Charts and diagrams as code:

========================

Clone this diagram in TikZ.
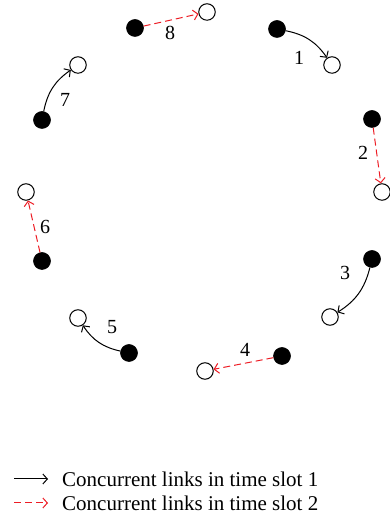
\documentclass[tikz,border=0pt]{standalone}
\usepackage{fontspec}
\setmainfont{Liberation Serif}
\usetikzlibrary{arrows.meta}
\definecolor{linkred}{RGB}{237,28,36}
\tikzset{
  full/.style={circle,fill=black,draw=black,line width=0.6pt,minimum size=17pt,inner sep=0pt},
  empty/.style={circle,fill=white,draw=black,line width=1pt,minimum size=16.5pt,inner sep=0pt},
  slotone/.style={line width=1pt,draw=black,-{Straight Barb[length=4.5pt,width=10pt,line width=1pt]}},
  slottwo/.style={line width=1pt,draw=linkred,dash pattern=on 7pt off 4pt,-{Straight Barb[length=4.5pt,width=10pt,line width=1pt]}},
  lbl/.style={font=\fontsize{20}{23}\selectfont,inner sep=0pt},
  legtext/.style={font=\fontsize{21}{24}\selectfont,anchor=west,inner sep=0pt}
}
\begin{document}
\begin{tikzpicture}[x=1pt,y=1pt]
\useasboundingbox (0,0) rectangle (389,521);
% pair 1
\node[full] (f1) at (277,492) {};
\node[empty] (o1) at (332,456) {};
\node[lbl] (l1) at (299,463) {1};
\draw[slotone] (f1) to[bend left=22] (o1);
% pair 2
\node[full] (f2) at (372,402) {};
\node[empty] (o2) at (382,329) {};
\node[lbl] (l2) at (363,368) {2};
\draw[slottwo] (f2) -- (o2);
% pair 3
\node[full] (f3) at (372,262) {};
\node[empty] (o3) at (330,204) {};
\node[lbl] (l3) at (345,248) {3};
\draw[slotone] (f3) to[bend left=22] (o3);
% pair 4
\node[full] (f4) at (282,165) {};
\node[empty] (o4) at (205,150) {};
\node[lbl] (l4) at (245,171) {4};
\draw[slottwo] (f4) -- (o4);
% pair 5
\node[full] (f5) at (129,168) {};
\node[empty] (o5) at (78,203) {};
\node[lbl] (l5) at (112,194) {5};
\draw[slotone] (f5) to[bend left=22] (o5);
% pair 6
\node[full] (f6) at (42,260) {};
\node[empty] (o6) at (26,329) {};
\node[lbl] (l6) at (45,294) {6};
\draw[slottwo] (f6) -- (o6);
% pair 7
\node[full] (f7) at (42,401) {};
\node[empty] (o7) at (78,456) {};
\node[lbl] (l7) at (65,421) {7};
\draw[slotone] (f7) to[bend left=22] (o7);
% pair 8
\node[full] (f8) at (135,493) {};
\node[empty] (o8) at (207,509) {};
\node[lbl] (l8) at (170,488) {8};
\draw[slottwo] (f8) -- (o8);
% legend
\coordinate (a1s) at (14,42);
\coordinate (a1e) at (48,42);
\coordinate (a2s) at (14,18);
\coordinate (a2e) at (48,18);
\draw[slotone] (a1s) -- (a1e);
\draw[slottwo] (a2s) -- (a2e);
\node[legtext] (t1) at (62,42) {Concurrent links in time slot 1};
\node[legtext] (t2) at (62,18) {Concurrent links in time slot 2};
\end{tikzpicture}
\end{document}
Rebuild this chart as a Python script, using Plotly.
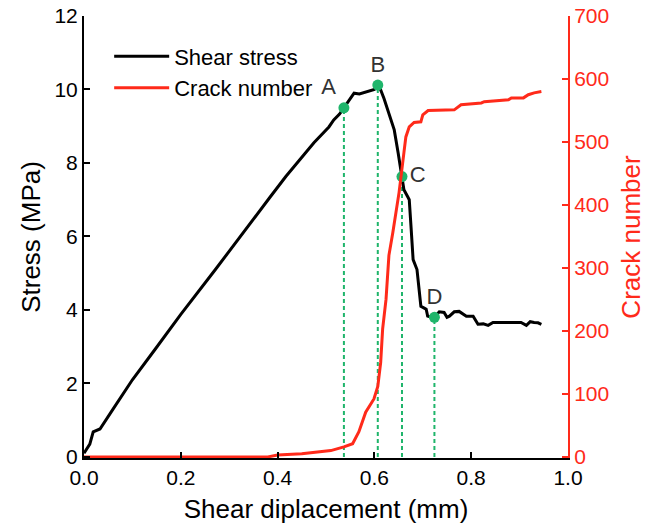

========================

▸ Requirements:
Reproduce the material in its entirety and word for word, without the pictures.

▸ Full response:
Clone this diagram in TikZ.
\documentclass[tikz,border=0pt]{standalone}
\usepackage{fontspec}
\setmainfont{Liberation Serif}
\usetikzlibrary{arrows.meta}
\definecolor{linkred}{RGB}{237,28,36}
\tikzset{
  full/.style={circle,fill=black,draw=black,line width=0.6pt,minimum size=17pt,inner sep=0pt},
  empty/.style={circle,fill=white,draw=black,line width=1pt,minimum size=16.5pt,inner sep=0pt},
  slotone/.style={line width=1pt,draw=black,-{Straight Barb[length=4.5pt,width=10pt,line width=1pt]}},
  slottwo/.style={line width=1pt,draw=linkred,dash pattern=on 7pt off 4pt,-{Straight Barb[length=4.5pt,width=10pt,line width=1pt]}},
  lbl/.style={font=\fontsize{20}{23}\selectfont,inner sep=0pt},
  legtext/.style={font=\fontsize{21}{24}\selectfont,anchor=west,inner sep=0pt}
}
\begin{document}
\begin{tikzpicture}[x=1pt,y=1pt]
\useasboundingbox (0,0) rectangle (389,521);
% pair 1
\node[full] (f1) at (277,492) {};
\node[empty] (o1) at (332,456) {};
\node[lbl] (l1) at (299,463) {1};
\draw[slotone] (f1) to[bend left=22] (o1);
% pair 2
\node[full] (f2) at (372,402) {};
\node[empty] (o2) at (382,329) {};
\node[lbl] (l2) at (363,368) {2};
\draw[slottwo] (f2) -- (o2);
% pair 3
\node[full] (f3) at (372,262) {};
\node[empty] (o3) at (330,204) {};
\node[lbl] (l3) at (345,248) {3};
\draw[slotone] (f3) to[bend left=22] (o3);
% pair 4
\node[full] (f4) at (282,165) {};
\node[empty] (o4) at (205,150) {};
\node[lbl] (l4) at (245,171) {4};
\draw[slottwo] (f4) -- (o4);
% pair 5
\node[full] (f5) at (129,168) {};
\node[empty] (o5) at (78,203) {};
\node[lbl] (l5) at (112,194) {5};
\draw[slotone] (f5) to[bend left=22] (o5);
% pair 6
\node[full] (f6) at (42,260) {};
\node[empty] (o6) at (26,329) {};
\node[lbl] (l6) at (45,294) {6};
\draw[slottwo] (f6) -- (o6);
% pair 7
\node[full] (f7) at (42,401) {};
\node[empty] (o7) at (78,456) {};
\node[lbl] (l7) at (65,421) {7};
\draw[slotone] (f7) to[bend left=22] (o7);
% pair 8
\node[full] (f8) at (135,493) {};
\node[empty] (o8) at (207,509) {};
\node[lbl] (l8) at (170,488) {8};
\draw[slottwo] (f8) -- (o8);
% legend
\coordinate (a1s) at (14,42);
\coordinate (a1e) at (48,42);
\coordinate (a2s) at (14,18);
\coordinate (a2e) at (48,18);
\draw[slotone] (a1s) -- (a1e);
\draw[slottwo] (a2s) -- (a2e);
\node[legtext] (t1) at (62,42) {Concurrent links in time slot 1};
\node[legtext] (t2) at (62,18) {Concurrent links in time slot 2};
\end{tikzpicture}
\end{document}
Rebuild this chart as a Python script, using Plotly.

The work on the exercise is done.